Post COVID-19 syndrome associated with orthostatic cerebral hypoperfusion syndrome, small fiber neuropathy and benefit of immunotherapy: a case report

eNeurologicalSci. 2020 Dec;21:100276. doi: 10.1016/j.ensci.2020.100276. Epub 2020 Sep 20.


Coronavirus disease (COVID-19) is a novel highly contagious infectious disease caused by the coronavirus SARS-CoV2. The virus affects the human respiratory and other systems, and presents mostly as acute respiratory syndrome with fever, fatigue, dry cough, myalgia and dyspnea. The clinical manifestations vary from no symptoms to multiple organ failure. Majority of patients fully recover. Several postinfectious presumably autoimmune complications of COVID-19 affecting the brain or peripheral large nerve fibers have been reported.
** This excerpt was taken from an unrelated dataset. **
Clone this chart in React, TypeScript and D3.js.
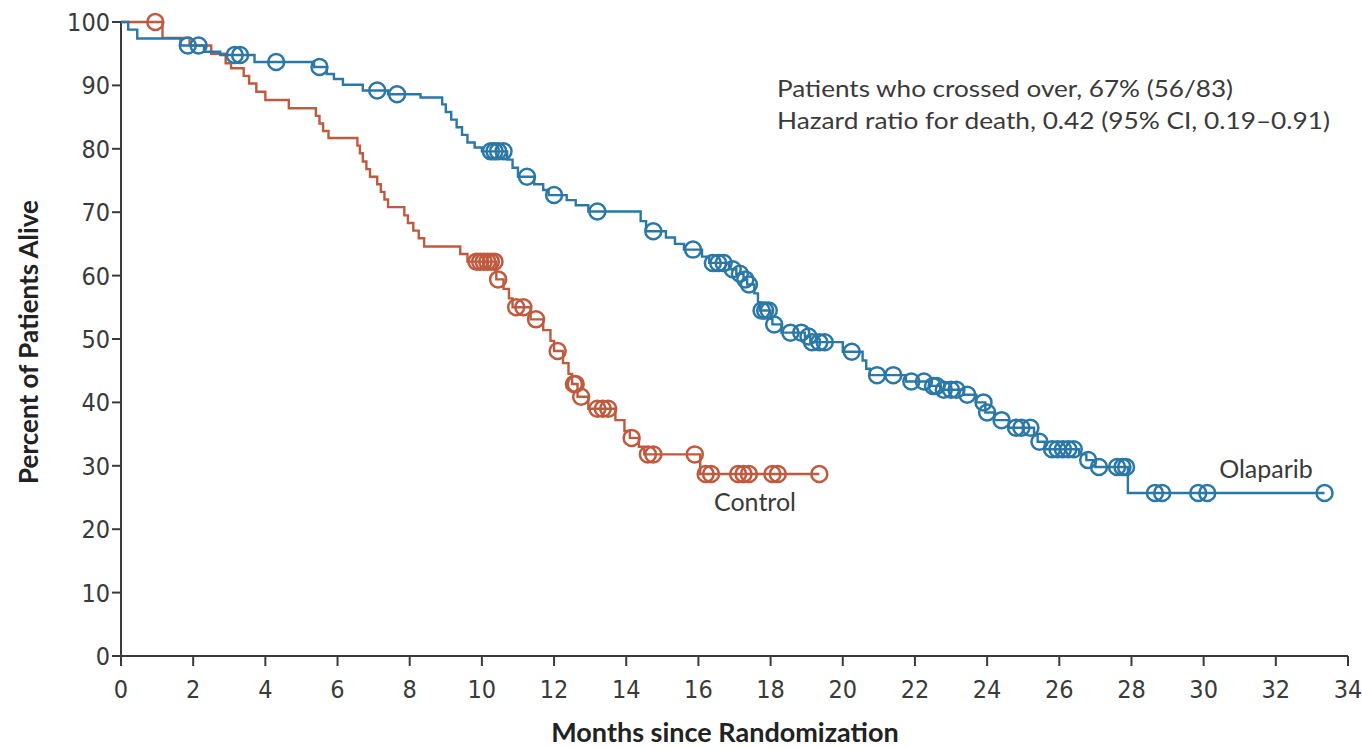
import React from "react"
import * as d3 from "d3"

// step points: time (months) and percent alive after the step
const controlTimes = [0, 1.15, 1.9, 2.5, 2.9, 3.05, 3.4, 3.55, 3.75, 4.0, 4.65, 5.4, 5.5, 5.6, 5.75, 6.55, 6.62, 6.7, 6.8, 6.9, 7.1, 7.2, 7.3, 7.4, 7.85, 7.95, 8.1, 8.25, 8.4, 9.4, 9.6, 10.4, 10.6, 10.75, 10.85, 11.35, 11.7, 11.9, 12.0, 12.25, 12.4, 12.5, 12.65, 12.95, 13.7, 13.95, 14.1, 14.35, 14.5, 16.05]
const controlValues = [100, 97.5, 96.3, 95.0, 93.5, 92.7, 91.5, 90.3, 89.0, 87.7, 86.4, 85.2, 84.0, 82.8, 81.7, 80.5, 79.3, 78.0, 76.8, 75.6, 74.4, 73.2, 72.0, 70.8, 69.5, 68.3, 67.1, 65.9, 64.6, 63.4, 62.2, 59.4, 57.9, 56.4, 55.0, 53.1, 51.4, 49.7, 48.1, 46.2, 44.5, 42.9, 40.9, 39.0, 37.2, 35.5, 34.4, 33.0, 31.8, 28.7]
const controlCensored = [0.95, 9.85, 9.95, 10.05, 10.15, 10.25, 10.35, 10.45, 10.95, 11.15, 11.5, 12.1, 12.55, 12.6, 12.75, 13.2, 13.35, 13.5, 14.15, 14.6, 14.75, 15.9, 16.2, 16.35, 17.1, 17.25, 17.4, 18.05, 18.2, 19.35]
const controlEnd = 19.35

const olaparibTimes = [0, 0.2, 0.45, 1.65, 2.3, 2.75, 3.7, 5.35, 5.7, 5.9, 6.15, 6.7, 7.4, 8.3, 8.9, 9.0, 9.15, 9.3, 9.45, 9.6, 9.8, 10.0, 10.7, 10.85, 11.0, 11.45, 11.7, 11.85, 12.35, 12.6, 12.95, 14.4, 14.55, 15.1, 15.35, 15.6, 16.1, 16.3, 16.85, 17.05, 17.25, 17.35, 17.55, 17.65, 17.7, 18.0, 18.05, 18.3, 18.95, 19.1, 20.0, 20.55, 20.65, 20.75, 21.75, 22.4, 22.7, 23.35, 23.7, 23.95, 24.2, 24.6, 25.3, 25.4, 25.6, 26.55, 26.75, 27.0, 27.9]
const olaparibValues = [100, 98.8, 97.4, 96.3, 95.3, 94.8, 93.7, 92.9, 91.8, 91.0, 90.1, 89.2, 88.6, 88.1, 87.0, 85.8, 84.6, 83.4, 82.2, 81.0, 80.2, 79.6, 78.3, 77.0, 75.6, 74.4, 73.5, 72.7, 71.9, 71.1, 70.1, 68.6, 67.0, 66.0, 65.0, 64.1, 63.0, 62.0, 61.0, 60.3, 59.4, 58.6, 57.2, 55.8, 54.5, 53.2, 52.3, 51.0, 50.4, 49.5, 48.0, 46.6, 45.3, 44.3, 43.3, 42.6, 42.0, 41.2, 40.0, 38.4, 37.2, 36.0, 34.8, 33.8, 32.6, 31.8, 30.9, 29.8, 25.7]
const olaparibCensored = [1.85, 2.15, 3.15, 3.3, 4.3, 5.5, 7.1, 7.65, 10.25, 10.35, 10.45, 10.6, 11.25, 12.0, 13.2, 14.75, 15.85, 16.4, 16.55, 16.7, 16.95, 17.15, 17.3, 17.4, 17.75, 17.85, 17.95, 18.1, 18.55, 18.85, 19.05, 19.15, 19.35, 19.5, 20.25, 20.95, 21.4, 21.9, 22.25, 22.5, 22.6, 22.8, 23.0, 23.15, 23.45, 23.9, 24.0, 24.4, 24.8, 24.95, 25.2, 25.45, 25.8, 25.95, 26.1, 26.25, 26.4, 26.8, 27.1, 27.6, 27.75, 27.85, 28.65, 28.85, 29.85, 30.1, 33.35]
const olaparibEnd = 33.35

const xTicks = d3.range(0, 36, 2)
const yTicks = d3.range(0, 110, 10)
const notes = ["Patients who crossed over, 67% (56/83)", "Hazard ratio for death, 0.42 (95% CI, 0.19\u20130.91)"]
const noteWidths = [456, 553]

const BLUE = "#2a78a8"
const RED = "#c05a3e"
const INK = "#3a3a3a"
const FONT = "'DejaVu Sans Condensed', 'Liberation Sans Narrow', sans-serif"
const TEXT_FONT = "Lato, 'Open Sans', sans-serif"

const W = 1362
const H = 748
const margin = { left: 121, right: 14, top: 22, bottom: 92 }

function stepAt(times: number[], values: number[], t: number) {
  let v = values[0]
  for (let i = 0; i < times.length; i++) {
    if (times[i] <= t) v = values[i]
  }
  return v
}

function Curve({ times, values, censored, end, color, x, y }: any) {
  const pts: [number, number][] = times.map((t: number, i: number) => [t, values[i]])
  pts.push([end, values[values.length - 1]])
  const line = d3
    .line<[number, number]>()
    .x(d => x(d[0]))
    .y(d => y(d[1]))
    .curve(d3.curveStepAfter)
  return (
    <g>
      <path d={line(pts) || ""} fill="none" stroke={color} strokeWidth={2.4} />
      {censored.map((t: number, i: number) => (
        <circle
          key={i}
          cx={x(t)}
          cy={y(stepAt(times, values, t))}
          r={8}
          fill="none"
          stroke={color}
          strokeWidth={2.5}
        />
      ))}
    </g>
  )
}

export default function App() {
  const x = d3.scaleLinear().domain([0, 34]).range([margin.left, W - margin.right])
  const y = d3.scaleLinear().domain([0, 100]).range([H - margin.bottom, margin.top])
  const y0 = y(0)

  return (
    <div style={{ position: "absolute", left: 0, top: 0 }}>
      <svg width={W} height={H} style={{ display: "block", background: "#fff" }}>
        {/* y axis */}
        <line x1={x(0)} x2={x(0)} y1={y(100)} y2={y0} stroke={INK} strokeWidth={2} />
        {yTicks.map(v => (
          <g key={v}>
            <line x1={x(0) - 9} x2={x(0)} y1={y(v)} y2={y(v)} stroke={INK} strokeWidth={2} />
            <text x={x(0) - 11} y={y(v)} dy="0.36em" textAnchor="end" fontFamily={FONT} fontSize={25} fill={INK}>
              {v}
            </text>
          </g>
        ))}
        {/* x axis */}
        <line x1={x(0)} x2={x(34)} y1={y0} y2={y0} stroke={INK} strokeWidth={2} />
        {xTicks.map(t => (
          <g key={t}>
            <line x1={x(t)} x2={x(t)} y1={y0} y2={y0 + 10} stroke={INK} strokeWidth={2} />
            <text x={x(t)} y={y0 + 42} textAnchor="middle" fontFamily={FONT} fontSize={25} fill={INK}>
              {t}
            </text>
          </g>
        ))}
        <text x={725} y={742} textAnchor="middle" fontFamily={TEXT_FONT} fontWeight="bold" fontSize={27} fill="#222">
          Months since Randomization
        </text>
        <text
          transform={`translate(38, ${y(50) + 3}) rotate(-90)`}
          textAnchor="middle"
          fontFamily={TEXT_FONT}
          fontWeight="bold"
          fontSize={26}
          fill="#222"
        >
          Percent of Patients Alive
        </text>

        <Curve times={controlTimes} values={controlValues} censored={controlCensored} end={controlEnd} color={RED} x={x} y={y} />
        <Curve times={olaparibTimes} values={olaparibValues} censored={olaparibCensored} end={olaparibEnd} color={BLUE} x={x} y={y} />

        <text x={755} y={511} textAnchor="middle" fontFamily={TEXT_FONT} fontSize={25} fill={INK}>
          Control
        </text>
        <text x={1266} y={478} textAnchor="middle" fontFamily={TEXT_FONT} fontSize={25} fill={INK}>
          Olaparib
        </text>

        {notes.map((n, i) => (
          <text
            key={i}
            x={777}
            y={97 + i * 32}
            fontFamily={TEXT_FONT}
            fontSize={23}
            textLength={noteWidths[i]}
            lengthAdjust="spacingAndGlyphs"
            fill={INK}
          >
            {n}
          </text>
        ))}
      </svg>
    </div>
  )
}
This report describes a post COVID-19 patient who developed chronic fatigue, orthostatic dizziness and brain fog consistent with orthostatic hypoperfusion syndrome (OCHOS), a form of orthostatic intolerance, and painful small fiber neuropathy (SFN). Initially, the patient was diagnosed with. OCHOS (detected by the tilt test with transcranial Doppler monitoring) and SFN (confirmed by skin biopsy), and both OCHOS/SFN were attributed to Post Treatment Lyme Disease Syndrome of presumed autoimmune etiology. Patient recovered on symptomatic therapy. COVID-19 triggered exacerbation of OCHOS/SFN responded to immunotherapy with intravenous immunoglobulins. This case suggests that post COVID-19 syndrome may present as an autoimmune OCHOS/SFN and that early immunotherapy may be effective. Further studies are necessary to confirm the link between OCHOS/SFN and COVID-19 disease as well as to confirm the benefit of immunotherapy.